Tica Moreno apresenta os princípios e as práticas da comunicação feminista e popular a partir das experiências do Capire
No Capire, acreditamos que a comunicação feminista e popular corresponde a um processo necessariamente coletivo, com uma estratégia de convergência que está situada na disputa de sentidos e de hegemonia. As escolhas e apostas políticas que fazemos na comunicação fazem parte da nossa visão como movimento popular, das nossas críticas antissistêmicas e propostas de alternativas estratégia as. Por isso, a comunicação feminista e popular se baseia em conhecimentos situados, na diversidade e na irreverência feminista. E está conjugada no plural, reconhecendo os sujeitos coletivos, seus tempos e complexidades.
Consideramos que a comunicação não é um instrumento alheio a nossos movimentos, e sim algo que faz parte da nossa política, que se baseia e é construída por ela. Na Marcha Mundial das Mulheres, a comunicação feminista e popular se orienta – ao mesmo tempo em que se constrói – por uma visão crítica feminista, antirracista e anticolonialista que está interligada com a luta anticapitalista. A escolha de palavras, de plataformas, de imagens e ângulos, constrói e expressa sujeitos políticos situados. Por isso, em nossos movimentos, a comunicação não é só uma tarefa de especialistas, que executa uma lista de tarefas, mas deve ser orgânica na nossa construção coletiva, deve vir de baixo. Uma comunicação feminista e popular não pode se limitar à Internet e à lógica das redes sociais. Esse é um ponto que precisa ser lembrado permanentemente nestes tempos de capitalismo digital.
A comunicação no capitalismo digital
A comunicação envolve processos de produção, de distribuição e de acesso à informação. E isso, nas nossas sociedades, acontece de forma hegemônica em uma estrutura de propriedade concentrada das infraestruturas de comunicação, dos meios de comunicação e das plataformas; de desinformação e as fake news, por mais que pareçam um fenômeno recente, é parte da luta contra a esquerda em todo o mundo; e de extração e processamento de dados no processo de acumulação de dados como capital.
Os dados são registros digitais de tudo aquilo que fazemos quando estamos conectadas, ou até mesmo quando nos movimentamos em cidades cada vez mais vigiadas e com serviços – de transporte ou de saúde – digitalizados. Esses registros são valorados à medida que vão sendo processados (são classificados, categorizados, correlacionados…).

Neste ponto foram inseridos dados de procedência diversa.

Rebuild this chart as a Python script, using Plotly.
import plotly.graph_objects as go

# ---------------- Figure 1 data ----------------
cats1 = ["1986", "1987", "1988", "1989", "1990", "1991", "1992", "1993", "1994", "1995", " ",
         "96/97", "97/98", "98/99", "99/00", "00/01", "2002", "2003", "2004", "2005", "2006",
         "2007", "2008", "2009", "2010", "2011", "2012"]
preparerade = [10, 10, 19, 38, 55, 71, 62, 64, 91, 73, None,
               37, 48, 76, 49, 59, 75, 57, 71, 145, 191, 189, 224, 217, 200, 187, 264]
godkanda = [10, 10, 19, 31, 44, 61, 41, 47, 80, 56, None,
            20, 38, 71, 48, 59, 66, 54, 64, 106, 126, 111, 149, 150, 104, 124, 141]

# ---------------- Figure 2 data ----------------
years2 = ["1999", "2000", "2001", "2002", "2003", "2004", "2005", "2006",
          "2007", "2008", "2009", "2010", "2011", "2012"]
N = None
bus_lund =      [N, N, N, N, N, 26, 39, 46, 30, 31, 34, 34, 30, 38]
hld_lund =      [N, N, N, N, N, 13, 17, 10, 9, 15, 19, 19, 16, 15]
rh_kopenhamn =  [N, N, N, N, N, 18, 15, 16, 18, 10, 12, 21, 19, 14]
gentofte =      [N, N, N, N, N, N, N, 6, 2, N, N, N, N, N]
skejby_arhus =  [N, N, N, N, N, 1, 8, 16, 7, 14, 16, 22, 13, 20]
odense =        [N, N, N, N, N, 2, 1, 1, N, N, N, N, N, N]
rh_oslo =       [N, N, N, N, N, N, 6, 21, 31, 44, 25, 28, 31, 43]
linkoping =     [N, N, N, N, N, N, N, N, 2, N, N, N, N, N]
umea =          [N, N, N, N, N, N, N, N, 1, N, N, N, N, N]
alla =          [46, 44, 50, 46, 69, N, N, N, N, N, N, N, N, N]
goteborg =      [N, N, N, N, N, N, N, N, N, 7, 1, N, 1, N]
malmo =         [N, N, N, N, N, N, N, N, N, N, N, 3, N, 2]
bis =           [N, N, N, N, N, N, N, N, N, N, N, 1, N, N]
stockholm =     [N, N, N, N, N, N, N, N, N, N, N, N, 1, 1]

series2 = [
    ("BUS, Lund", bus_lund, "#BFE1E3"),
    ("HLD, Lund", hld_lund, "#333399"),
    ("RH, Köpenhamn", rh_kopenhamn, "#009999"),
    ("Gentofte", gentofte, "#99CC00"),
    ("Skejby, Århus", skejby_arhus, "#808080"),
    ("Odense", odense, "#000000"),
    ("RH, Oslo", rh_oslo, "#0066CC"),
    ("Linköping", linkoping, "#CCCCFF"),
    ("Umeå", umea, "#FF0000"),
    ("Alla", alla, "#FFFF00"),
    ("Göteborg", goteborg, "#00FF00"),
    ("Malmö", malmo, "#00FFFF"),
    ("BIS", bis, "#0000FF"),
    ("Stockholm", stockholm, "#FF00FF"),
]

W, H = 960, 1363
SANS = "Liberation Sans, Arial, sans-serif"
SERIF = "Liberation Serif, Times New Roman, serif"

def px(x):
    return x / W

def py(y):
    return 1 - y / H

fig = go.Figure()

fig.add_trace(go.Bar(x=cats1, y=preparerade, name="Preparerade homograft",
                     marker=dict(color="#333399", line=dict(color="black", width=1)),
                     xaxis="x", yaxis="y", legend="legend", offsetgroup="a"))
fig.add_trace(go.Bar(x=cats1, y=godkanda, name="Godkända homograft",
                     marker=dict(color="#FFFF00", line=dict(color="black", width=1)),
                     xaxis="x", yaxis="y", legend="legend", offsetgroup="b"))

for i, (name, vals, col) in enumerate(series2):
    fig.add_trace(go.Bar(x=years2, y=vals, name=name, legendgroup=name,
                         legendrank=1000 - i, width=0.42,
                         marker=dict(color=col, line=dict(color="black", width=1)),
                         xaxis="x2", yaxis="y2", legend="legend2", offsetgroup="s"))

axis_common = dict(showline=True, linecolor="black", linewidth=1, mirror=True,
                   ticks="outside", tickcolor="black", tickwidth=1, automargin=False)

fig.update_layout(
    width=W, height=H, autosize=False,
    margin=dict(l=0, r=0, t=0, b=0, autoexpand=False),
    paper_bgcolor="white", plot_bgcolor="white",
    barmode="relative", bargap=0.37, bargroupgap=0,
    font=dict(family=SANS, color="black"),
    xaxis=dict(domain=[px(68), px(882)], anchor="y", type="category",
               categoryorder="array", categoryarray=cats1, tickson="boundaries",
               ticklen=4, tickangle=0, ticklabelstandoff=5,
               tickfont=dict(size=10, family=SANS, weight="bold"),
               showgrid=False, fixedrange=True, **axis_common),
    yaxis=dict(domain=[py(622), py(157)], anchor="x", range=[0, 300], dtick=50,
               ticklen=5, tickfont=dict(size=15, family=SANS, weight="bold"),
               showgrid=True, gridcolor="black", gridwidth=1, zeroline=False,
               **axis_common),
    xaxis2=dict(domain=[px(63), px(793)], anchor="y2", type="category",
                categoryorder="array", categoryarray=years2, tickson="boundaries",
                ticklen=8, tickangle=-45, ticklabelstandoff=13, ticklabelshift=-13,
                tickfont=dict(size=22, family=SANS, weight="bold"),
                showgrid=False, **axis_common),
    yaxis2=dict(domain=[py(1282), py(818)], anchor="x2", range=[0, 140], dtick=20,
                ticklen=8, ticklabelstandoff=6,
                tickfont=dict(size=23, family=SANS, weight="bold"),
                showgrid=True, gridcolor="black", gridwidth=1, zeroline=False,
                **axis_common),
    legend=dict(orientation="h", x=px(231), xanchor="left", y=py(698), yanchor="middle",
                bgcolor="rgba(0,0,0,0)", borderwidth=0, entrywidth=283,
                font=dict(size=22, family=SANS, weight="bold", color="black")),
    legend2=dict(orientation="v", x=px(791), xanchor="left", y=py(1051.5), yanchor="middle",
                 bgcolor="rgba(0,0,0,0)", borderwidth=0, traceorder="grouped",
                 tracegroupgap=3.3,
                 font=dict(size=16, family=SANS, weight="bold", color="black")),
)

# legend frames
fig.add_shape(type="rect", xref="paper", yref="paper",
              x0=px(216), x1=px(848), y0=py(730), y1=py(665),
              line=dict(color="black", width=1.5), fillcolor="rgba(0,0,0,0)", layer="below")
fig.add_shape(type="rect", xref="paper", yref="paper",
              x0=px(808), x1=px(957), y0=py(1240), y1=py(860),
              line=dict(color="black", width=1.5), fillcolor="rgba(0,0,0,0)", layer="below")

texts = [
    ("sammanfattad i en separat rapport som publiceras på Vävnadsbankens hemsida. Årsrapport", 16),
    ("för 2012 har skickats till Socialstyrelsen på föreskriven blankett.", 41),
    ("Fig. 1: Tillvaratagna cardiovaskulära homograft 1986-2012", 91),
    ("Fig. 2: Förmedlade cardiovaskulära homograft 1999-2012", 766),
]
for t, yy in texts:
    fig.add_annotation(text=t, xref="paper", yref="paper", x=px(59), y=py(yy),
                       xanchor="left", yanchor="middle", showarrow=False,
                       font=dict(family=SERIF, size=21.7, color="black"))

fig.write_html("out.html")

Datificação é o nome dado ao proceso de acumulação de dados como capital. Trata-se de um esforço para registrar, armazenar e processar dados sobre a vida inteira no planeta, orientado por uma lógica extrativista e controladora, que é possível graças às condições estruturais, técnicas e políticas configuradas no neoliberalismo financeirizado. É uma convergência tecnológica focada em dados e na capacidade de transformar, cada vez mais, tudo aquilo que tem vida em digital (nossos dados pessoais, genéticos, a biodiversidade etc.), sendo capaz de manipular a vida em escalas extremas. Esse processo não se limita, portanto, às empresas de Internet: cada vez mais os dados se tornam um fator de produção em uma ampla gama de setores, tais como saúde, comércio, agronegócio, transporte e seguros.